Avoiding pricing challenges
Within this context, however, there are certain challenges to be faced. One is turnaround—given current customer expectations of digital workflows, some 70 per cent of jobs need to be completed in two days or less (compared to 10 days in 1997). Another is pricing, which has become highly competitive for graphics based on square footage of printing.
The answer to these challenges is to get out of square footage pricing and instead charge by the unit. In particular, additional value is attributed to POP displays that exceed 2-D rectangular formats (see Figure 1). For the same amount of effort, a contour-cut 2-D display in a unique shape can earn, on average, a 20 per cent premium, while a 3-D display can command a 43 per cent premium. This is not only because they require greater design considerations, but also because they are more impactful within retail environments.

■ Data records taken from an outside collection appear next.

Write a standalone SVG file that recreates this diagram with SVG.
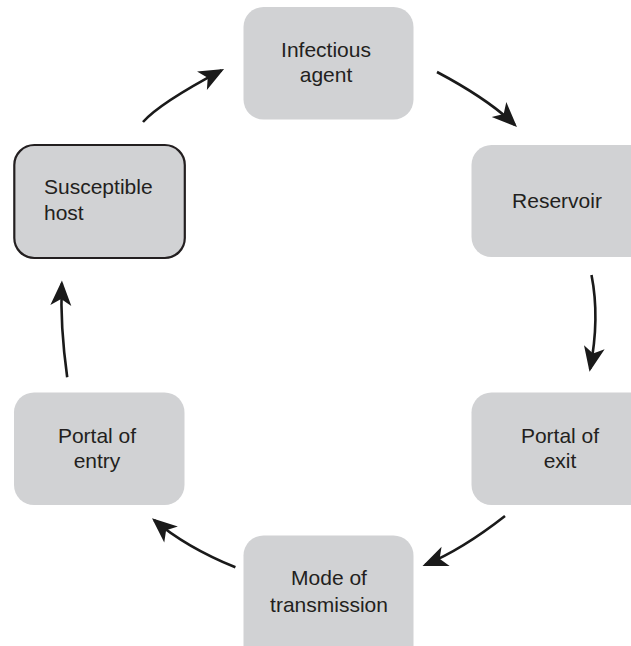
<svg xmlns="http://www.w3.org/2000/svg" width="631" height="646" viewBox="0 0 631 646">
  <style>
    .box { fill: #d1d2d4; }
    .host { fill: #d1d2d4; stroke: #231f20; stroke-width: 2.2; }
    .lbl { font-family: "Liberation Sans", Arial, sans-serif; font-size: 21px; fill: #231f20; }
    .mid { text-anchor: middle; }
    .conn { fill: none; stroke: #1a1a1a; stroke-width: 2.6; }
  </style>
  <defs>
    <marker id="ah" markerUnits="userSpaceOnUse" markerWidth="40" markerHeight="40" viewBox="-30 -15 40 30" refX="0" refY="0" orient="auto" overflow="visible">
      <path d="M3,0 L-22,-10.5 L-15.5,0 L-22,10.5 Z" fill="#1a1a1a"/>
    </marker>
  </defs>
  <rect width="631" height="646" fill="#ffffff"/>

  <g id="infectious-agent">
    <rect class="box" x="243.5" y="7" width="170" height="112.5" rx="20"/>
    <text class="lbl mid" x="326" y="57">Infectious</text>
    <text class="lbl mid" x="326" y="82">agent</text>
  </g>
  <g id="reservoir">
    <rect class="box" x="471.5" y="145" width="180" height="112" rx="20"/>
    <text class="lbl mid" x="557" y="208">Reservoir</text>
  </g>
  <g id="portal-of-exit">
    <rect class="box" x="471.5" y="392.5" width="180" height="112.5" rx="20"/>
    <text class="lbl mid" x="560" y="443">Portal of</text>
    <text class="lbl mid" x="560" y="468">exit</text>
  </g>
  <g id="mode-of-transmission">
    <rect class="box" x="243.5" y="535.5" width="170" height="130" rx="20"/>
    <text class="lbl mid" x="329" y="585">Mode of</text>
    <text class="lbl mid" x="329" y="611.5">transmission</text>
  </g>
  <g id="portal-of-entry">
    <rect class="box" x="14" y="392.5" width="170.5" height="112.5" rx="20"/>
    <text class="lbl mid" x="97" y="443">Portal of</text>
    <text class="lbl mid" x="97" y="468">entry</text>
  </g>
  <g id="susceptible-host">
    <rect class="host" x="14.3" y="145" width="170.5" height="113" rx="20"/>
    <text class="lbl" x="44" y="194">Susceptible</text>
    <text class="lbl" x="44" y="220">host</text>
  </g>

  <g id="connectors">
    <path class="conn" d="M143,122 Q160,103 221.4,70.4" marker-end="url(#ah)"/>
    <path class="conn" d="M437,72 Q488.3,99.2 514.8,124.9" marker-end="url(#ah)"/>
    <path class="conn" d="M591.5,275 Q600,318 590.1,368.8" marker-end="url(#ah)"/>
    <path class="conn" d="M505,516 Q462.5,549.3 425.3,564.8" marker-end="url(#ah)"/>
    <path class="conn" d="M235.4,567.3 Q185.9,547.1 154.3,520.2" marker-end="url(#ah)"/>
    <path class="conn" d="M67.2,377.3 Q60,325 61.8,283.5" marker-end="url(#ah)"/>
  </g>
</svg>
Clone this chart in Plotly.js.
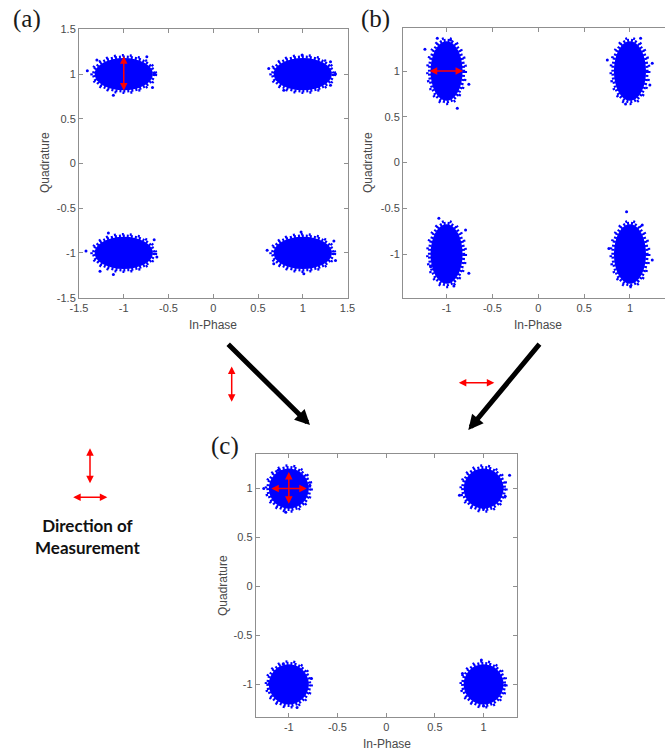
<!DOCTYPE html>
<html><head><meta charset="utf-8">
<script src="https://cdn.plot.ly/plotly-3.0.1.min.js"></script>
<style>html,body{margin:0;padding:0;background:#fff;overflow:hidden}</style>
</head><body><div id="chart" style="width:665px;height:750px"></div>
<script>
// ---- data ----
// ideal QPSK symbol positions (In-Phase, Quadrature)
const symbolI = [-1, 1, -1, 1];
const symbolQ = [1, 1, -1, -1];
// panels (a), (b), (c): half-extent of the dense part of each cloud
const panelNames = ['(a)', '(b)', '(c)'];
const coreI = [0.325, 0.175, 0.205];
const coreQ = [0.18, 0.325, 0.205];
// half-extent of the sparse fringe of each cloud
const fringeI = [0.36, 0.21, 0.235];
const fringeQ = [0.21, 0.36, 0.235];
// isolated outlier samples
const outA_I = [-1.407,-1.30,-1.116,-0.679,-0.657,-0.742, 0.62,1.31,0.994,1.366,0.788,1.31, -1.422,-1.265,-1.116,-0.63,-0.66,-1.172, 0.602,0.981,1.348,1.366,1.012,0.676];
const outA_Q = [1.036,1.156,0.764,0.85,1.007,1.193, 1.063,1.137,1.212,1.0,0.82,0.876, -0.979,-1.203,-1.24,-1.046,-0.852,-0.777, -0.971,-0.766,-0.866,-1.083,-1.232,-1.12];
const outB_I = [-1.236,-0.757,-0.883,-0.956,-1.101, 0.753,1.243,1.217,0.952,1.116, -1.084,-0.757,-0.92,-1.174,-0.793, 0.963,0.77,1.243,1.007,1.134];
const outB_Q = [1.237,0.855,0.592,1.339,1.357, 1.12,1.084,0.847,0.639,1.357, -0.61,-1.21,-1.35,-1.139,-0.738, -0.538,-0.939,-1.066,-1.35,-0.683];
const outC_I = [-1.257,-1.031,-0.784,-1.11, 0.752,1.267,1.222,1.0, -1.203,-0.915,-0.767,-1.058, 0.783,1.222,0.977,1.0];
const outC_Q = [1.0,0.758,1.034,1.187, 0.932,1.136,0.921,0.796, -0.99,-1.235,-0.939,-0.793, -0.888,-1.007,-0.752,-1.221];
// tick values and labels
const ticksA = [-1.5, -1, -0.5, 0, 0.5, 1, 1.5];
const tickTextA = ['-1.5', '-1', '-0.5', '0', '0.5', '1', '1.5'];
const ticksBC = [-1, -0.5, 0, 0.5, 1];
const tickTextBC = ['-1', '-0.5', '0', '0.5', '1'];
// red measurement arrows inside the panels: [panel, x0, y0, x1, y1]
const measPanel = [0, 1, 2, 2];
const measX0 = [-1.0, -1.20, -1.195, -1.0];
const measY0 = [0.80, 1.0, 1.0, 0.83];
const measX1 = [-1.0, -0.82, -0.815, -1.0];
const measY1 = [1.20, 1.0, 1.0, 1.17];
const xTitle = 'In-Phase';
const yTitle = 'Quadrature';

// ---- layout ----
const W = 665, H = 750;
const px = v => v / W, py = v => 1 - v / H;
const blue = 'rgb(0,0,255)';
const axCol = '#8f8f8f';
const txtCol = '#4a4a4a';
const tickFont = {family: 'Liberation Sans, Arial, sans-serif', size: 11, color: txtCol};

function axis(domain, range, tv, tt, mirror) {
  return {domain: domain, range: range, tickvals: tv, ticktext: tt, ticks: 'inside', ticklen: 4,
    tickcolor: axCol, showline: true, linecolor: axCol, linewidth: 1, mirror: mirror,
    showgrid: false, zeroline: false, fixedrange: true, tickfont: tickFont};
}

const layout = {
  width: W, height: H, margin: {l: 0, r: 0, t: 0, b: 0},
  paper_bgcolor: '#fff', plot_bgcolor: '#fff', showlegend: false,
  xaxis:  axis([px(79), px(347.5)], [-1.5, 1.5], ticksA, tickTextA, 'ticks'),
  yaxis:  axis([py(297.7), py(29.3)], [-1.5, 1.5], ticksA, tickTextA, 'ticks'),
  xaxis2: axis([px(403), 1], [-1.475, 1.382], ticksBC, tickTextBC, 'ticks'),
  yaxis2: axis([py(298), py(28)], [-1.48, 1.47], ticksBC, tickTextBC, false),
  xaxis3: axis([px(255.7), px(516.7)], [-1.34, 1.34], ticksBC, tickTextBC, 'ticks'),
  yaxis3: axis([py(716.7), py(454.3)], [-1.33, 1.35], ticksBC, tickTextBC, 'ticks'),
  shapes: [], annotations: []
};
layout.xaxis2.anchor = 'y2'; layout.yaxis2.anchor = 'x2';
layout.xaxis3.anchor = 'y3'; layout.yaxis3.anchor = 'x3';

// clouds drawn as ellipses in data coordinates: solid core + dotted fringes
const suffix = ['', '2', '3'];
for (let p = 0; p < 3; p++) {
  for (let k = 0; k < symbolI.length; k++) {
    const xr = 'x' + suffix[p], yr = 'y' + suffix[p];
    const ell = (rx, ry) => ({x0: symbolI[k] - rx, x1: symbolI[k] + rx, y0: symbolQ[k] - ry, y1: symbolQ[k] + ry});
    layout.shapes.push(Object.assign({type: 'circle', xref: xr, yref: yr, fillcolor: blue, line: {width: 0}, layer: 'below'},
      ell(coreI[p], coreQ[p])));
    layout.shapes.push(Object.assign({type: 'circle', xref: xr, yref: yr, fillcolor: 'rgba(0,0,0,0)',
      line: {width: 3, color: blue, dash: '2px,2px'}, layer: 'below'},
      ell((coreI[p] * 2 + fringeI[p]) / 3, (coreQ[p] * 2 + fringeQ[p]) / 3)));
    layout.shapes.push(Object.assign({type: 'circle', xref: xr, yref: yr, fillcolor: 'rgba(0,0,0,0)',
      line: {width: 2.5, color: blue, dash: '2px,6px'}, layer: 'below'},
      ell(fringeI[p], fringeQ[p])));
  }
}

const traces = [
  {type: 'scatter', mode: 'markers', x: outA_I, y: outA_Q, xaxis: 'x', yaxis: 'y', marker: {color: blue, size: 3}, hoverinfo: 'skip'},
  {type: 'scatter', mode: 'markers', x: outB_I, y: outB_Q, xaxis: 'x2', yaxis: 'y2', marker: {color: blue, size: 3}, hoverinfo: 'skip'},
  {type: 'scatter', mode: 'markers', x: outC_I, y: outC_Q, xaxis: 'x3', yaxis: 'y3', marker: {color: blue, size: 3}, hoverinfo: 'skip'}
];

// red measurement arrows
for (let i = 0; i < measPanel.length; i++) {
  const s = suffix[measPanel[i]];
  layout.annotations.push({xref: 'x' + s, yref: 'y' + s, axref: 'x' + s, ayref: 'y' + s,
    x: measX1[i], y: measY1[i], ax: measX0[i], ay: measY0[i], text: '', showarrow: true,
    arrowside: 'end+start', arrowhead: 2, arrowsize: 1, arrowwidth: 1.5, arrowcolor: '#ff0000'});
}

// axis titles
const titlePos = [[213, 325, 45, 163], [538, 325, 368, 163], [387, 744, 223, 586]];
titlePos.forEach(t => {
  layout.annotations.push({xref: 'paper', yref: 'paper', x: px(t[0]), y: py(t[1]), text: xTitle, showarrow: false,
    xanchor: 'center', yanchor: 'middle', font: {family: 'Liberation Sans, Arial, sans-serif', size: 12, color: txtCol}});
  layout.annotations.push({xref: 'paper', yref: 'paper', x: px(t[2]), y: py(t[3]), text: yTitle, showarrow: false, textangle: -90,
    xanchor: 'center', yanchor: 'middle', font: {family: 'Liberation Sans, Arial, sans-serif', size: 12, color: txtCol}});
});

// panel labels
const labelPos = [[27, 19], [375, 19], [225, 446]];
labelPos.forEach((l, i) => layout.annotations.push({xref: 'paper', yref: 'paper', x: px(l[0]), y: py(l[1]),
  text: panelNames[i], showarrow: false, xanchor: 'center', yanchor: 'middle',
  font: {family: 'Liberation Serif, DejaVu Serif, serif', size: 25, color: '#1a1a1a'}}));

// black arrows (a)->(c) and (b)->(c): tip position and tail position in px
[[310, 425, 226.7, 342.7], [468.3, 430, 540.7, 342.7]].forEach(a => layout.annotations.push({
  xref: 'paper', yref: 'paper', x: px(a[0]), y: py(a[1]), ax: a[2] - a[0], ay: a[3] - a[1],
  text: '', showarrow: true, arrowhead: 2, arrowsize: 0.6, arrowwidth: 5, arrowcolor: '#000'}));

// small red direction arrows between panels and in the key
[[231.7, 401.7, 231.7, 365], [494.3, 382.7, 457.3, 382.7], [90, 483.3, 90, 446.7], [107.3, 497.3, 71.7, 497.3]].forEach(a =>
  layout.annotations.push({xref: 'paper', yref: 'paper', x: px(a[0]), y: py(a[1]), ax: a[2] - a[0], ay: a[3] - a[1],
    text: '', showarrow: true, arrowside: 'end+start', arrowhead: 2, arrowsize: 1, arrowwidth: 1.5, arrowcolor: '#ff0000'}));

layout.annotations.push({xref: 'paper', yref: 'paper', x: px(88), y: py(536), text: 'Direction of<br>Measurement',
  showarrow: false, xanchor: 'center', yanchor: 'middle', align: 'center',
  font: {family: 'Lato, Open Sans, sans-serif', size: 17, color: '#111', weight: 'bold'}});

Plotly.newPlot('chart', traces, layout, {staticPlot: true, displayModeBar: false});
</script></body></html>
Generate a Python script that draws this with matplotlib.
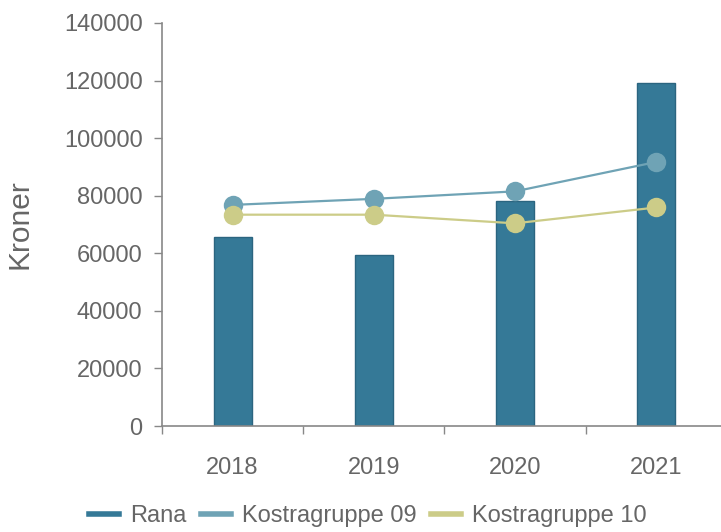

Further, short-run jobs can earn more of a premium than long-run jobs (see Figure 2). This is because sign shops can charge ‘on demand’ prices, with examples ranging from no premium for a 550-piece run to a 20 per cent premium for a 200-piece run and a 54 per cent premium for a 50-piece run.
As a result, the premiums a print shop can charge based on the complexity of a job are significant. From a rectangular to contoured shape, it is possible to triple net margins; and from a rectangle to a 3-D display, the increase is five to eight times. Further, by offering creative design services in-house, shops can enjoy net margins as much as 30 times typical ‘rectangular shape’ pricing, as those services involve not only graphic design, but also structural design, testing for integrity and other responsibilities.